On 27 May, 2021, Professor Toshihiro Fujii of Osaka Municipal University was monitoring cosmic rays when he detected a sub-atomic particle that hit Earth with an energy of 244 exaelectron volts.

That’s about the energy a bowling ball would have if you dropped it, which might not sound like much until you take into account the ridiculously massive difference in scale between a bowling ball and a subatomic particle. If an actual bowling ball contained the proportionally same amount of energy, it would be powerful enough to destroy all life on Earth, if not obliterate the planet itself.

So, needless to say, it’s a pretty power-packed little particle, and when Fujii detected it, he did what all good scientists do and immediately suspected it might be some kind of mistake. After detecting the particle in the Telescope Array project in the deserts of Utah he spent the next two years gathering the necessary evidence to confirm his discovery was correct.
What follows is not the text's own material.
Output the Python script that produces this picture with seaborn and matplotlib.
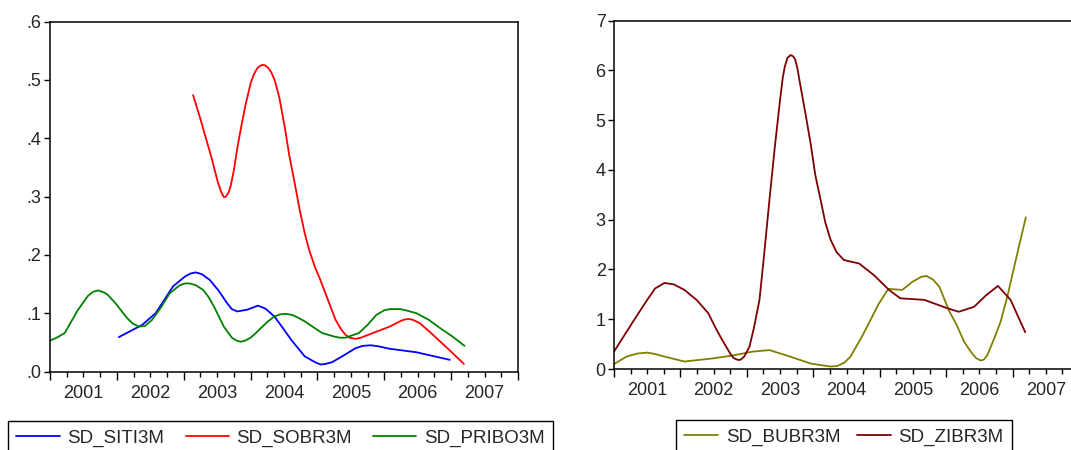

Fujii and colleagues also named it the “Amaterasu Particle” after the ancient Japanese goddess of the Sun and the universe. This was in part due to the mysteriously inexplicable origin of the cosmic ray. Particles packing this kind of energy are generally believed to have come from a major celestial cataclysm like a supernova, but the Amaterasu Particle seems to have originated from a patch of space known as the Local Void which, as you can probably guess from the name, has a whole lot of nothing in it.